Cassadaga does not announce itself loudly. You arrive through narrow roads lined with towering oaks and curtains of Spanish moss, the kind of scenery that already feels halfway removed from ordinary life. The homes are modest. The streets are quiet. Wind chimes sway lazily on porches where strangers sit waiting for answers they cannot find anywhere else.

Yet for more than a century, people have traveled here hoping to speak with the dead.

Founded in 1894 by Spiritualist medium George P. Colby, Cassadaga began as a Spiritualist camp after Colby claimed he was guided there by spirit voices during a journey through the American South. What started as a remote religious settlement slowly transformed into one of the most unusual communities in the United States — a town built not around farming, railroads, tourism, or industry, but around communication with the unseen.

In Cassadaga, séances became tradition. Mediumship became profession. Faith itself became architecture.

The town still carries that identity today.

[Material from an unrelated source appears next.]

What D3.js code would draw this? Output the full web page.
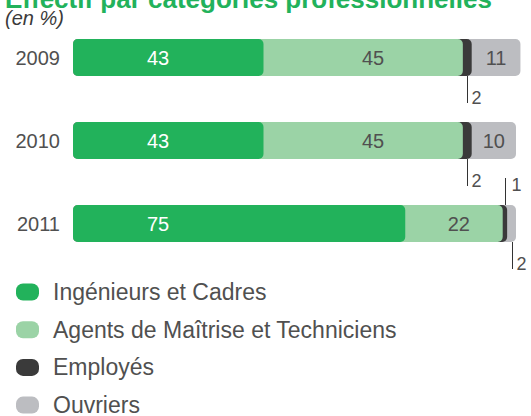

Visitors walk past candlelit reading rooms where mediums offer messages from departed loved ones. Some come searching for comfort after loss. Others arrive as skeptics, tourists, or thrill-seekers hoping to witness something they cannot explain. But even skeptics often admit the atmosphere feels different here — quieter somehow, as if the town absorbs sound instead of reflecting it.

At dusk, the sidewalks begin to empty, and the glow from old windows spills softly onto the streets like lantern light from another century. Shadows move between the cottages. Wind slips through the trees with a voice-like hush. Whether imagined or real, the sensation lingers: the feeling that someone is standing just beyond sight.

Stories follow visitors home.

Some claim they heard footsteps in empty rooms. Others describe sudden cold air, whispered names, or dreams vivid enough to feel borrowed. Local tours recount sightings of wandering figures near the historic hotel and unexplained movements inside homes where generations of mediums once lived and practiced. Believers call the town spiritually active. Skeptics call it psychology mixed with atmosphere.

Perhaps it is both.

But what makes Cassadaga remarkable is not whether ghosts exist.

It is the fact that an entire town openly organized itself around the possibility that they might.

America is filled with places devoted to commerce, entertainment, and distraction. Cassadaga chose something stranger: listening. It became a community where people gather not to escape mortality, but to question it directly. In a world obsessed with certainty, Cassadaga survives on mystery.

And mystery is powerful.

The town stands today as a living museum of belief — a place where Victorian Spiritualism never fully disappeared, where the line between performance and faith remains intentionally blurred. Even if one never experiences anything supernatural, the town still leaves an impression because it asks a question most places avoid:

What if silence is not empty?

Whether one views Cassadaga as sacred ground, psychological theater, folklore, or simply an unusual Florida landmark, the result is the same. People continue to arrive carrying grief, curiosity, fear, and hope. They continue to sit across from strangers in dimly lit rooms asking for one impossible thing:

A sign.

And perhaps that is the true secret of Cassadaga.

Not that it speaks with the dead —

but that it understands how deeply the living wish they still could.